Mantis 19 (Spring 2021)
2020: Protest

2020: Protest


When I first put out a call for poems about protest, I was expecting a slew of submissions reflecting on the Minneapolis uprising and subsequent protests of this past summer. I imagined impassioned odes on black liberation— “No one is free until we are all free,” or angry protest anthems– “Off the Pigs!” In fact, this special section was born of the protests I went to this past summer, and I wrote the call for poems inspired by those heady moments, where liberation felt tangible and real and close.

Yet months later, after the ardor of the summer had long worn off, what I received was far more varied, and harder to force into any neat category such as “anti-racist poetry” or “political poetry.” Inadvertently, the many submissions I received reflected my own hesitation towards labelling or tying up all that occurred in 2020. There were poems of sadness, anger, hunger, fear, joy, hope. Most of all, the human toll the year had brung was evident everywhere. The submissions showed me that now, pandemics, violence against black people and political upheaval have become the baseline from which we must love, work, fight and generally get on with our lives. This has impacted every part of existence in both small and large ways. The varied poems and essays of this section grapple with all aspects of upheaval in 2020. Certainly, in the poems below, we see echoes of the radical political poetry and writings of the Black Power movement.

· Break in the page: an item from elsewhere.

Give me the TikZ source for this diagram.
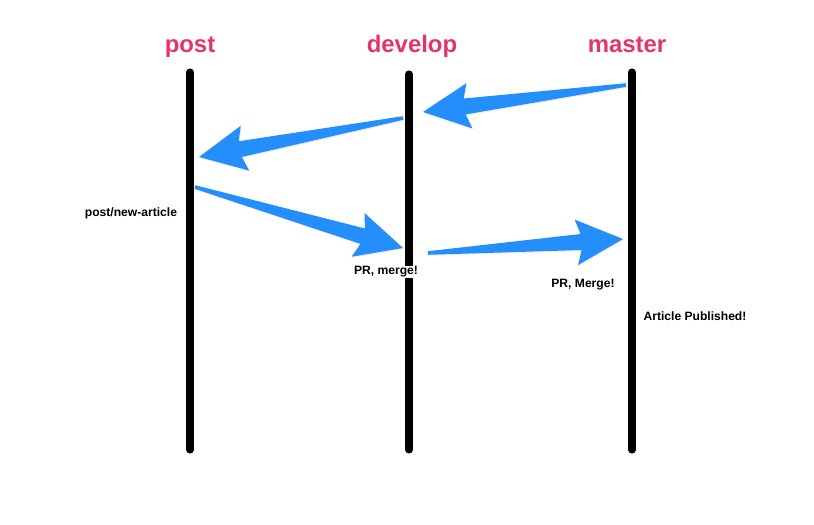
\documentclass[tikz,border=0pt]{standalone}
\usepackage{fontspec}
\setmainfont{Liberation Sans}
\usetikzlibrary{calc}
\usetikzlibrary{shadows}
\definecolor{branchpink}{RGB}{228,52,108}
\definecolor{arrowblue}{RGB}{36,142,250}
\tikzset{branch/.style={line width=5pt,line cap=round},
title/.style={text=branchpink,font=\fontsize{17}{20}\selectfont\bfseries,anchor=base},
remark/.style={font=\fontsize{8.6}{10}\selectfont\bfseries,fill=white,inner sep=0.4pt},
fat/.style={fill=arrowblue,drop shadow={opacity=0.15,shadow xshift=0.6pt,shadow yshift=-0.8pt}}}
% tapered arrow from #1 (tail) to #2 (tip)
\newcommand{\fatarrow}[2]{%
\fill[fat] ($(#1)!0.045cm!90:(#2)$) -- ($(#2)!1.05cm!(#1)!0.2cm!-90:(#1)$) -- ($(#2)!1.17cm!(#1)!0.57cm!-90:(#1)$) -- (#2) -- ($(#2)!1.17cm!(#1)!0.57cm!90:(#1)$) -- ($(#2)!1.05cm!(#1)!0.2cm!90:(#1)$) -- ($(#1)!0.045cm!-90:(#2)$) -- cycle;}

\begin{document}
\begin{tikzpicture}[x=0.025cm,y=-0.025cm]
\useasboundingbox (0,0) rectangle (814,525);

\foreach \n / \x / \t in {post/190/72, develop/409/74, master/632/72} {
\coordinate (\n top) at (\x,\t);
\coordinate (\n bottom) at (\x,450);
\draw [branch] (\n top) -- (\n bottom);
}

\node (tpost) at (190,53) [title] {post};
\node (tdevelop) at (412,53) [title] {develop};
\node (tmaster) at (627,53) [title] {master};

\coordinate (a1 tail) at (626,85);
\coordinate (a1 tip) at (423,112);
\coordinate (a2 tail) at (403,118);
\coordinate (a2 tip) at (199,157);
\coordinate (a3 tail) at (195,187);
\coordinate (a3 tip) at (403,248);
\coordinate (a4 tail) at (428,253);
\coordinate (a4 tip) at (623,239);

\foreach \a in {a1,a2,a3,a4} {
\fatarrow{\a\space tail}{\a\space tip}
}

\node (newarticle) at (131,213) [remark] {post/new-article};
\node (merge1) at (386,272) [remark] {PR, merge!};
\node (merge2) at (583,285) [remark] {PR, Merge!};
\node (published) at (695,316) [remark] {Article Published!};

\end{tikzpicture}
\end{document}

But there are just as many poems that are about quiet, everyday moments about the “new normal”—that already hackneyed term which gets thrown around these days. From anger and hope about the summer’s protests, to sad reflections on isolation from Covid-19, or even boredom, these poems do not present a coherent message. That is, perhaps, precisely the point. These difficult and strange months have shown us that is no such thing as “political poetry” or “protest poetry” that can be neatly put into a category.

One of this year’s contributors, David Rice writes of this time: “we feel as though we’re under a spell that we’re struggling to break free from, hoping to awaken into a newly clarified future.” It feels, perhaps, like a never ending time loop, where things remain the same, yet are constantly stuck on outrage. 2020 was a year of upheaval, isolation, fear. Yet, it was also a year of clarification; if at the very least, we see now with open eyes so many things we tried to avoid for so long. What is at stake in political protests, climate justice, activism, public health policy is a fight for the survival of our democracy, planet, and most of all, life. In the spirit of the radical 70’s feminists, this past year has shown us that everything personal is political. Meaning: small and large, private, or public, everything is deeply intertwined. Everyday moments—work, quarrels, walks—personal tragedies and joys—breakups, new love affairs, deaths of loved ones—collide with national and international tragedies. Whether it be as quotidian as always wearing masks when shopping and new ways of working, to the election and uprising of 2020, the year has shown us that no aspect of our lives is sacred and removed from the collective.

Thus these poems together show us the full range of political moments in 2020. We are all interconnected, and every aspect of our lives has been infected by the struggles that have yet to have any resolution. These poems then, rather than presenting us with any answers, have led us to a (perhaps unanswerable) question: what next?